It’s been more than a week since Hurricane Sandy tore apart parts of New Jersey and New York but the storm’s aftermath will be felt for quite some time to come. A new report from the Detroit Free Press says that around 250,000 used vehicles–possibly more–were destroyed in wake of Hurricane Sandy. According to the National Automobile Dealers Association, gently used vehicles will be in high demand in the coming months and to expect a 0.5 to 1.5 percent hike in prices in December.
If that doesn’t sound like a lot, it’s not. It only works out to be about a $50 to $175 bump in overall price. However, expect dealerships to take advantage of the shortage of used vehicles with prices climbing anywhere from $700 to $1,000 depending on the condition of the vehicle. Obviously, with Sandy’s destruction affecting mainly the eastern seaboard, prices are expected to be inflated the most but the rest of the country could also feel the storm’s effects. It’s estimated that 20 percent of new car sales in the United States hail from the Mid-Atlantic and the Northeast.
“We have seen a trend for dealers, regardless of where they are located, buying inventory online and that means that geography is not as important as in past,” said Jonathan Banks, an analyst with National Automobile Dealers Association. “It used to be that dealers would buy cars from a physical auction near their dealership.”
To make matters worse, over 15,000 new cars were also destroyed by Sandy while waiting in the Port of Newark not to mention all of the dealerships around New Jersey and New York. Banks told the Detroit Free Press that dealerships have been hit hard, one Honda store lost 600 new units in the storm. Fisker Automotive, who is desperately trying to get its Karma model off the ground, saw 30 units go up in smoke after each caught fire after being submerged for hours. In all, Fisker is expecting to lose $30 million in damages but luckily for the Anaheim, Calif.-based automaker, it was all insured. Toyota, Honda, Nissan, Ford, General Motors, Hyundai, and Kia all lost vehicles to Sandy’s wrath. Nissan lost around 6,000 units while Toyota believes about 4,500 units, between itself, Lexus, and Scion were lost to the storm.
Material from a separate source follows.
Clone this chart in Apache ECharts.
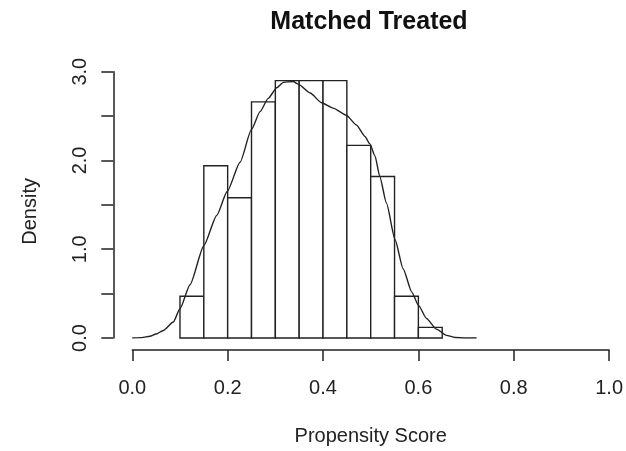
<!DOCTYPE html>
<html>
<head>
<meta charset="utf-8">
<script src="https://cdn.jsdelivr.net/npm/echarts@6/dist/echarts.min.js"></script>
<style>html,body{margin:0;padding:0;background:#fff}#c{width:626px;height:451px}</style>
</head>
<body>
<div id="c"></div>
<script>
// Histogram bins (left edges) and density heights
var binStarts = [0.10, 0.15, 0.20, 0.25, 0.30, 0.35, 0.40, 0.45, 0.50, 0.55, 0.60];
var binWidth = 0.05;
var binDensity = [0.47, 1.94, 1.58, 2.66, 2.90, 2.90, 2.90, 2.17, 1.82, 0.47, 0.12];

// Kernel density curve (x, density)
var curveX = [0.000, 0.020, 0.037, 0.050, 0.065, 0.086, 0.100, 0.121, 0.150, 0.177, 0.199, 0.226, 0.250, 0.268, 0.285, 0.303, 0.317, 0.3375, 0.348, 0.373, 0.397, 0.421, 0.449, 0.470, 0.488, 0.498, 0.509, 0.519, 0.533, 0.551, 0.568, 0.586, 0.600, 0.617, 0.638, 0.659, 0.677, 0.700, 0.722];
var curveY = [0.000, 0.004, 0.020, 0.045, 0.085, 0.18, 0.33, 0.60, 1.04, 1.38, 1.65, 1.98, 2.35, 2.55, 2.70, 2.82, 2.88, 2.89, 2.86, 2.76, 2.65, 2.59, 2.51, 2.40, 2.27, 2.19, 2.05, 1.82, 1.52, 1.11, 0.78, 0.52, 0.37, 0.22, 0.10, 0.03, 0.005, 0.000, 0.000];

var xTicks = [0.0, 0.2, 0.4, 0.6, 0.8, 1.0];
var yLabelled = [0.0, 1.0, 2.0, 3.0];

var titleText = 'Matched Treated';
var xName = 'Propensity Score';
var yName = 'Density';

var histData = binStarts.map(function (s, i) { return [s, s + binWidth, binDensity[i]]; });
var curveData = curveX.map(function (x, i) { return [x, curveY[i]]; });

var FONT = 'Liberation Sans, Arial, sans-serif';
var INK = '#222';

var chart = echarts.init(document.getElementById('c'), null, {renderer: 'canvas'});
chart.setOption({
  backgroundColor: '#fff',
  animation: false,
  title: {
    text: titleText,
    left: 369, top: 10, textAlign: 'center', padding: 0,
    textStyle: {fontFamily: FONT, fontWeight: 'bold', fontSize: 25, color: '#111'}
  },
  grid: {left: 132.3, right: 16.7, top: 71.7, bottom: 111.7},
  xAxis: {
    type: 'value', min: 0, max: 1, interval: 0.2, offset: 12,
    name: xName, nameLocation: 'middle', nameGap: 76,
    nameTextStyle: {fontFamily: FONT, fontSize: 20, color: '#222'},
    axisLine: {show: true, onZero: false, lineStyle: {color: INK, width: 1.5}},
    axisTick: {show: true, length: 11, lineStyle: {color: INK, width: 1.5}},
    axisLabel: {margin: 28, fontFamily: FONT, fontSize: 20, color: '#222',
      formatter: function (v) { return v.toFixed(1); }},
    splitLine: {show: false}
  },
  yAxis: {
    type: 'value', min: 0, max: 3, interval: 0.5, offset: 19,
    name: yName, nameLocation: 'middle', nameGap: 73,
    nameTextStyle: {fontFamily: FONT, fontSize: 20, color: '#222', padding: [0, 13, 0, 0]},
    axisLine: {show: true, onZero: false, lineStyle: {color: INK, width: 1.5}},
    axisTick: {show: true, length: 12, lineStyle: {color: INK, width: 1.5}},
    axisLabel: {margin: 23, rotate: 90, fontFamily: FONT, fontSize: 20, color: '#222',
      formatter: function (v) {
        for (var i = 0; i < yLabelled.length; i++) { if (Math.abs(v - yLabelled[i]) < 1e-9) return v.toFixed(1); }
        return '';
      }},
    splitLine: {show: false}
  },
  series: [
    {
      type: 'custom',
      data: histData,
      encode: {x: [0, 1], y: 2},
      renderItem: function (params, api) {
        var p0 = api.coord([api.value(0), api.value(2)]);
        var p1 = api.coord([api.value(1), 0]);
        return {
          type: 'rect',
          shape: {x: p0[0], y: p0[1], width: p1[0] - p0[0], height: p1[1] - p0[1]},
          style: {fill: '#fff', stroke: INK, lineWidth: 1.4}
        };
      },
      z: 2
    },
    {
      type: 'line',
      data: curveData,
      smooth: 0.2,
      smoothMonotone: 'x',
      symbol: 'none',
      lineStyle: {color: INK, width: 1.4},
      z: 3
    }
  ]
});
</script>
</body>
</html>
Dealerships believe their new stock will begin getting on track again sometime in December but they won’t be running at full capacity until at least February of 2013. This lag in replacement units takes time as insurance companies need to disperse payment to those who lost a vehicle and then more waiting as people shop for the right vehicle. However, some industry experts believe this will spur the economy back into a more favorable situation.